WHAT TO PRODUCE - The data below should be printed in full, exactly, and without any of its images.

RECORDED DATA -
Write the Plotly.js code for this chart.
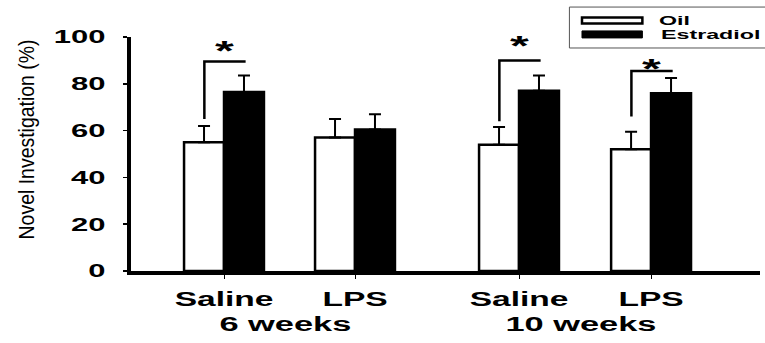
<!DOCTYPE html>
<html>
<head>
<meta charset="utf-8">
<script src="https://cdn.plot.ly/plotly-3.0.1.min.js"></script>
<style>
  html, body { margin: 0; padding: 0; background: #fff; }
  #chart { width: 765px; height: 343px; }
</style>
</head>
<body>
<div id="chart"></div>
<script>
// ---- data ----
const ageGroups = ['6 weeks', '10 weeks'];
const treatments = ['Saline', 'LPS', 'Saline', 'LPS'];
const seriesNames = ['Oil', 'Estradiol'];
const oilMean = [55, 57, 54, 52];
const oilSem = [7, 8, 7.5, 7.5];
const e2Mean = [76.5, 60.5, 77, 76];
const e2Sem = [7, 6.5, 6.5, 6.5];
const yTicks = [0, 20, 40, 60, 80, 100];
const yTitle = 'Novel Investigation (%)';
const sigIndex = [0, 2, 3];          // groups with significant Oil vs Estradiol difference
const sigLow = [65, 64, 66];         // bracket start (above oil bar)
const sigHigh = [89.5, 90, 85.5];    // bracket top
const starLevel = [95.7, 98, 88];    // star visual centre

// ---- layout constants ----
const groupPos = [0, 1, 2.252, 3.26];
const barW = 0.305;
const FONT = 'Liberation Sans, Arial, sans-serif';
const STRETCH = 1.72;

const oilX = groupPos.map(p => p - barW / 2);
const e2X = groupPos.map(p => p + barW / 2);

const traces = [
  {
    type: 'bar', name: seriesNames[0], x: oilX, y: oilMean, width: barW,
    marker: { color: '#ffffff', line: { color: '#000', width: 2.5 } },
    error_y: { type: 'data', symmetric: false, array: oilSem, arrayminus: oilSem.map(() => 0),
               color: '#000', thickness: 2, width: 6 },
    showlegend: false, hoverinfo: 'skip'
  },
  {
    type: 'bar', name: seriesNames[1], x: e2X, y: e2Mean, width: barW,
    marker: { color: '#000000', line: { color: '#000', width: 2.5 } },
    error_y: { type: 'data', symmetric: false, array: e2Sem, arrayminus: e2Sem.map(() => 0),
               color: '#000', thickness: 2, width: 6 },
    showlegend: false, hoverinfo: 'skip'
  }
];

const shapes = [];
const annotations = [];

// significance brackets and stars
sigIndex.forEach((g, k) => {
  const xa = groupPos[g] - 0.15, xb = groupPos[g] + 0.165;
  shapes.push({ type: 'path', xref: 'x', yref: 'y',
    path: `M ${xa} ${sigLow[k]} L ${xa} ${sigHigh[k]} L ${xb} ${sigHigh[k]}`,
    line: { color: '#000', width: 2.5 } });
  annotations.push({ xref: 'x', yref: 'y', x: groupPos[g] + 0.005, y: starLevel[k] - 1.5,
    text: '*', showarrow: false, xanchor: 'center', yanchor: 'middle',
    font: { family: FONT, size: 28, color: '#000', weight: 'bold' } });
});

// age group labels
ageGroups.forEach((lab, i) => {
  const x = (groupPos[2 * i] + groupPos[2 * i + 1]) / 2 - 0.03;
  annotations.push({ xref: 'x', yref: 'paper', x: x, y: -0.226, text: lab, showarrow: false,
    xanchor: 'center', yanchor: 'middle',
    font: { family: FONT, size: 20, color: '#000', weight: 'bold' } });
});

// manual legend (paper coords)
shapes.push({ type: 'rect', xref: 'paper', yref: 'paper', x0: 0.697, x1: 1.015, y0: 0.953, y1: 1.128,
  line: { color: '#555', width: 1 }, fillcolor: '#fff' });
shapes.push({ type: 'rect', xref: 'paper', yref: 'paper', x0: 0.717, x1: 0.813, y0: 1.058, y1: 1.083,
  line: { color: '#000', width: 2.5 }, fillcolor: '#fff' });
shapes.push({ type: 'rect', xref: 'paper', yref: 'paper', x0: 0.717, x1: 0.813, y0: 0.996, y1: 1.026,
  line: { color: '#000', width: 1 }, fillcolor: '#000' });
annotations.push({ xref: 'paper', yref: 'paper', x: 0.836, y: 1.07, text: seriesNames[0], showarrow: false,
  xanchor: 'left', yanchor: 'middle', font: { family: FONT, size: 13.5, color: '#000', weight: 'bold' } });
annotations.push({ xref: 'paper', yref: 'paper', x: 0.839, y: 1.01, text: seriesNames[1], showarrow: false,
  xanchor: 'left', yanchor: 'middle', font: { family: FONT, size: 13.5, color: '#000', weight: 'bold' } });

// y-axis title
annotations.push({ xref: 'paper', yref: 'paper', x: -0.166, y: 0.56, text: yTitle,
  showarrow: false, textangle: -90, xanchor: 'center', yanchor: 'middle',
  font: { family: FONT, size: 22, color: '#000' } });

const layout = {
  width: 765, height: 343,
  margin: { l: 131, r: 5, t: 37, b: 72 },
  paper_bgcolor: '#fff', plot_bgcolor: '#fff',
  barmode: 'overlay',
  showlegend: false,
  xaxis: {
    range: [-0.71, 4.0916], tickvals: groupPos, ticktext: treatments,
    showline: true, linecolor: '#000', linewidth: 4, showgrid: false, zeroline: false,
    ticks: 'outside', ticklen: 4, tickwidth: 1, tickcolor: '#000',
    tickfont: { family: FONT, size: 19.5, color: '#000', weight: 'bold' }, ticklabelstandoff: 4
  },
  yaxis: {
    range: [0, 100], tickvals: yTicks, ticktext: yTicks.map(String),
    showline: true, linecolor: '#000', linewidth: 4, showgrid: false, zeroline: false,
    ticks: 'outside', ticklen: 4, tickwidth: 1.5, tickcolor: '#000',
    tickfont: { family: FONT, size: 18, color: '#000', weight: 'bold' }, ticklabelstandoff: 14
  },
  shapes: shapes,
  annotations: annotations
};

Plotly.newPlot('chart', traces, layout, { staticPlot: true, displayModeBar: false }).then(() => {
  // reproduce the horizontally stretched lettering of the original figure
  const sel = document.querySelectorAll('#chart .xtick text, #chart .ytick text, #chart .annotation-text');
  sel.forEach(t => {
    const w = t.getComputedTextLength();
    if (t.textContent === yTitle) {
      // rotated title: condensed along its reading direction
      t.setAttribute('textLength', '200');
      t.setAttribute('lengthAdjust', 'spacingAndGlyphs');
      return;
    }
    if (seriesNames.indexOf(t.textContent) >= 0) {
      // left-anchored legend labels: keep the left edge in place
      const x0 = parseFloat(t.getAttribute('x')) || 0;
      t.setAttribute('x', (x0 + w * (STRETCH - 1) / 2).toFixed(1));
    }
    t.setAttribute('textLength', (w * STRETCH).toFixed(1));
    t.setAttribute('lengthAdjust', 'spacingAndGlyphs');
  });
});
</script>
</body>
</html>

SOLUTION TO THIS PROBLEM -
Write the Plotly.js code for this chart.
<!DOCTYPE html>
<html>
<head>
<meta charset="utf-8">
<script src="https://cdn.plot.ly/plotly-3.0.1.min.js"></script>
<style>
  html, body { margin: 0; padding: 0; background: #fff; }
  #chart { width: 765px; height: 343px; }
</style>
</head>
<body>
<div id="chart"></div>
<script>
// ---- data ----
const ageGroups = ['6 weeks', '10 weeks'];
const treatments = ['Saline', 'LPS', 'Saline', 'LPS'];
const seriesNames = ['Oil', 'Estradiol'];
const oilMean = [55, 57, 54, 52];
const oilSem = [7, 8, 7.5, 7.5];
const e2Mean = [76.5, 60.5, 77, 76];
const e2Sem = [7, 6.5, 6.5, 6.5];
const yTicks = [0, 20, 40, 60, 80, 100];
const yTitle = 'Novel Investigation (%)';
const sigIndex = [0, 2, 3];          // groups with significant Oil vs Estradiol difference
const sigLow = [65, 64, 66];         // bracket start (above oil bar)
const sigHigh = [89.5, 90, 85.5];    // bracket top
const starLevel = [95.7, 98, 88];    // star visual centre

// ---- layout constants ----
const groupPos = [0, 1, 2.252, 3.26];
const barW = 0.305;
const FONT = 'Liberation Sans, Arial, sans-serif';
const STRETCH = 1.72;

const oilX = groupPos.map(p => p - barW / 2);
const e2X = groupPos.map(p => p + barW / 2);

const traces = [
  {
    type: 'bar', name: seriesNames[0], x: oilX, y: oilMean, width: barW,
    marker: { color: '#ffffff', line: { color: '#000', width: 2.5 } },
    error_y: { type: 'data', symmetric: false, array: oilSem, arrayminus: oilSem.map(() => 0),
               color: '#000', thickness: 2, width: 6 },
    showlegend: false, hoverinfo: 'skip'
  },
  {
    type: 'bar', name: seriesNames[1], x: e2X, y: e2Mean, width: barW,
    marker: { color: '#000000', line: { color: '#000', width: 2.5 } },
    error_y: { type: 'data', symmetric: false, array: e2Sem, arrayminus: e2Sem.map(() => 0),
               color: '#000', thickness: 2, width: 6 },
    showlegend: false, hoverinfo: 'skip'
  }
];

const shapes = [];
const annotations = [];

// significance brackets and stars
sigIndex.forEach((g, k) => {
  const xa = groupPos[g] - 0.15, xb = groupPos[g] + 0.165;
  shapes.push({ type: 'path', xref: 'x', yref: 'y',
    path: `M ${xa} ${sigLow[k]} L ${xa} ${sigHigh[k]} L ${xb} ${sigHigh[k]}`,
    line: { color: '#000', width: 2.5 } });
  annotations.push({ xref: 'x', yref: 'y', x: groupPos[g] + 0.005, y: starLevel[k] - 1.5,
    text: '*', showarrow: false, xanchor: 'center', yanchor: 'middle',
    font: { family: FONT, size: 28, color: '#000', weight: 'bold' } });
});

// age group labels
ageGroups.forEach((lab, i) => {
  const x = (groupPos[2 * i] + groupPos[2 * i + 1]) / 2 - 0.03;
  annotations.push({ xref: 'x', yref: 'paper', x: x, y: -0.226, text: lab, showarrow: false,
    xanchor: 'center', yanchor: 'middle',
    font: { family: FONT, size: 20, color: '#000', weight: 'bold' } });
});

// manual legend (paper coords)
shapes.push({ type: 'rect', xref: 'paper', yref: 'paper', x0: 0.697, x1: 1.015, y0: 0.953, y1: 1.128,
  line: { color: '#555', width: 1 }, fillcolor: '#fff' });
shapes.push({ type: 'rect', xref: 'paper', yref: 'paper', x0: 0.717, x1: 0.813, y0: 1.058, y1: 1.083,
  line: { color: '#000', width: 2.5 }, fillcolor: '#fff' });
shapes.push({ type: 'rect', xref: 'paper', yref: 'paper', x0: 0.717, x1: 0.813, y0: 0.996, y1: 1.026,
  line: { color: '#000', width: 1 }, fillcolor: '#000' });
annotations.push({ xref: 'paper', yref: 'paper', x: 0.836, y: 1.07, text: seriesNames[0], showarrow: false,
  xanchor: 'left', yanchor: 'middle', font: { family: FONT, size: 13.5, color: '#000', weight: 'bold' } });
annotations.push({ xref: 'paper', yref: 'paper', x: 0.839, y: 1.01, text: seriesNames[1], showarrow: false,
  xanchor: 'left', yanchor: 'middle', font: { family: FONT, size: 13.5, color: '#000', weight: 'bold' } });

// y-axis title
annotations.push({ xref: 'paper', yref: 'paper', x: -0.166, y: 0.56, text: yTitle,
  showarrow: false, textangle: -90, xanchor: 'center', yanchor: 'middle',
  font: { family: FONT, size: 22, color: '#000' } });

const layout = {
  width: 765, height: 343,
  margin: { l: 131, r: 5, t: 37, b: 72 },
  paper_bgcolor: '#fff', plot_bgcolor: '#fff',
  barmode: 'overlay',
  showlegend: false,
  xaxis: {
    range: [-0.71, 4.0916], tickvals: groupPos, ticktext: treatments,
    showline: true, linecolor: '#000', linewidth: 4, showgrid: false, zeroline: false,
    ticks: 'outside', ticklen: 4, tickwidth: 1, tickcolor: '#000',
    tickfont: { family: FONT, size: 19.5, color: '#000', weight: 'bold' }, ticklabelstandoff: 4
  },
  yaxis: {
    range: [0, 100], tickvals: yTicks, ticktext: yTicks.map(String),
    showline: true, linecolor: '#000', linewidth: 4, showgrid: false, zeroline: false,
    ticks: 'outside', ticklen: 4, tickwidth: 1.5, tickcolor: '#000',
    tickfont: { family: FONT, size: 18, color: '#000', weight: 'bold' }, ticklabelstandoff: 14
  },
  shapes: shapes,
  annotations: annotations
};

Plotly.newPlot('chart', traces, layout, { staticPlot: true, displayModeBar: false }).then(() => {
  // reproduce the horizontally stretched lettering of the original figure
  const sel = document.querySelectorAll('#chart .xtick text, #chart .ytick text, #chart .annotation-text');
  sel.forEach(t => {
    const w = t.getComputedTextLength();
    if (t.textContent === yTitle) {
      // rotated title: condensed along its reading direction
      t.setAttribute('textLength', '200');
      t.setAttribute('lengthAdjust', 'spacingAndGlyphs');
      return;
    }
    if (seriesNames.indexOf(t.textContent) >= 0) {
      // left-anchored legend labels: keep the left edge in place
      const x0 = parseFloat(t.getAttribute('x')) || 0;
      t.setAttribute('x', (x0 + w * (STRETCH - 1) / 2).toFixed(1));
    }
    t.setAttribute('textLength', (w * STRETCH).toFixed(1));
    t.setAttribute('lengthAdjust', 'spacingAndGlyphs');
  });
});
</script>
</body>
</html>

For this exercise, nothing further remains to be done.